La Cour constitutionnelle allemande, plus haute juridiction du pays, a adressé mardi un coup de semonce d’une intensité inédite à l’institut de Francfort.

Elle l’a exhorté à justifier « dans les trois mois » ses rachats de dette publique, fragilisant son vaste soutien à l’économie en pleine pandémie.

La BCE doit établir d’ici le mois d’août, de manière « compréhensible et détaillée », que les effets positifs de son programme l’emportent sur ses inconvénients.

À défaut, la banque centrale allemande, la puissante Bundesbank, se verra interdire de participer aux rachats de dette publique, ce qui priverait les plans de soutien de la BCE d’une grande partie de son efficacité.

Cet arrêt retentissant, en forme de défi aux institutions européennes, intervient au moment même où l’institut de Francfort renforce son action face aux conséquences de la crise sanitaire.

Sa portée politique pourrait être importante en renforçant en Europe le camp des sceptiques à l’égard de la politique de « l’argent facile » déployée par la BCE.

La chancelière allemande Angela Merkel a ainsi jugé lors d’une réunion à huis clos mardi avec ses députés que les juges avaient montré à la banque centrale les limites de ce qu’elle peut faire, a indiqué à l’AFP un participant, sous couvert de l’anonymat.

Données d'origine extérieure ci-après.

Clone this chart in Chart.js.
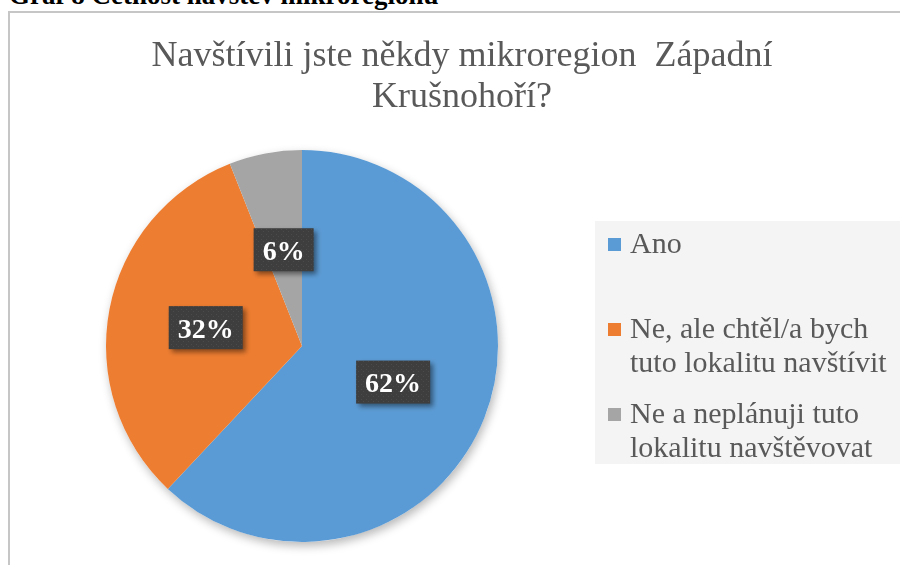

La BCE est régulièrement accusée en Allemagne d’outrepasser ses prérogatives en aidant les États de la zone euro, les plus fragiles en Europe du Sud notamment, via ses financements.

Pour la Cour suprême allemande, en rachetant massivement la dette publique la BCE s’aventure sur le terrain « de la politique économique », hors de sa stricte compétence monétaire consistant à garantir un certain niveau d’inflation.

La BCE a ainsi injecté 2600 milliards d’euros sur les marchés entre mars 2015 et décembre 2018, dont près de 2200 milliards ont servi à racheter des obligations publiques, dans le cadre de son instrument dit d’assouplissement quantitatif ou « QE ». Il a été réactivé en novembre dernier et encore musclé dernièrement.

En particulier, les juges allemands refusent de se plier à l’avis de la Cour de justice européenne, de fin 2018. Il a selon eux « totalement ignoré » les « conséquences économiques » des plans de soutien.

Cette injection massive de liquidités affecte en effet « pratiquement tous les citoyens », en tant « qu’actionnaires, propriétaires, locataires, épargnants ou détenteurs de polices d’assurance », entraînant « des pertes considérables pour l’épargne privée », détaille la Cour, en reprenant à son compte des critiques récurrentes entendues en Allemagne.

La Commission européenne, à l’instar de la BCE, a réaffirmé « la primauté du droit communautaire et le fait que les arrêts de la Cour de justice européenne sont contraignants pour toutes les juridictions nationales ».

Pour Frederik Ducrozet, de Pictet Wealth Management, cet « ultimatum » suscite des doutes sur la capacité de la BCE à agir sur le plus long terme.